Lydia Blakeley, Set Adrift on Memory Bliss, 2018. Oil on canvas, metal, teak, solid silicon cord and postcode. 
Image courtesy of the artist.

Every artist's work in the show captures the eye and the imagination in their own ways; Oliver Durcan's small-scale series 'Exit Entry' sees the artist reinventing rather cliche photographs taken by holidaymakers out of plane windows before transcribing them into delicate, beautiful paintings. When we take these photographs as we fly over beautiful planes and landscapes, we feel as if they capture the moment of excitement perfectly with a hint of the sublime; however once they're posted to Instagram, they have lost their original meaning, that seemingly unique sentiment. Durcan's paintings, on the other hand, seem to somehow flip this idea on its head: context and original source imagery aside, they are simply beautiful to look at.
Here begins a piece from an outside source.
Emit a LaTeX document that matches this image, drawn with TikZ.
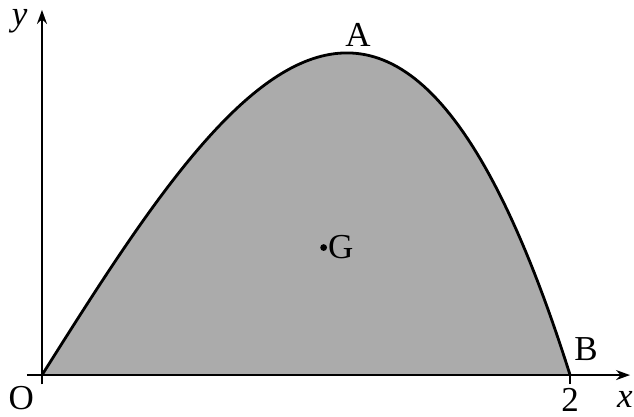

The gallery's press release states how "tourism is...led by our desire to discover dream destinations and experience the authentic" and Durcan's paintings present this non-place that is potentially the closest we get to the dream we are sold in tourist packages. Open, uninhabited spaces far above civilisation and laws, where all there is to observe are the cyclical movements of nature.

Oliver Durcan, Exit Entry, 2018. Oil on aluminium panel.
Image courtesy of the artist.

As mentioned, the Enclave Lab space is rather small, but this is so rarely an issue for curators with a clear vision and strong artist contacts to make their ideas come to life. It is with this in mind that I have to say that the framing for Paula Pinho Martins Nacif's three-channel video installation 'Fantasy at the Beach' is set up perfectly and once again it does not take any complex, elitist analysis to understand how the piece contributes to the theme of the exhibition. 'Fantasy at the Beach' is an examination of exoticism in the tourism industry, marked with a black woman dancing on a pole on the middle, always maintaining eye contact with the viewer and regularly smiling as perhaps the ultimate example of an Othering gaze. 'Look-but-don't-touch' is certainly an element of tourism, whereby no one truly gets authentic perspective on their surroundings, or indeed the communities; encounter new lands at face value, then go home. Symbolism is strong in this work, as is its aesthetic of early-2000s websites and early social media (the now-defunct Piczo springs to mind). Images on all three screens are constantly moving, whether sparkly palm trees or GIFs of falling dollar bills; the movements are so repetitive that they become dull, yet the viewer remains transfixed.

Over the summer period, galleries are known to either close or throw together gallery artists under tenuous themes, so it is refreshing and inspiring to see small independent spaces enlisting strong curators and artists to present out of the ordinary themes. Lydia Blakeley's work is versatile yet precise and aesthetically pleasing in its delivery, with Oliver Durcan's paintings offering a light, delicate insight into the tourist mind and Paula Pinho Martins Nacif highlighting the exoticisation, and in some cases Orientalisation, of the tourist gaze in foreign lands, whether this is fetishising cultures, peoples, languages or symbols.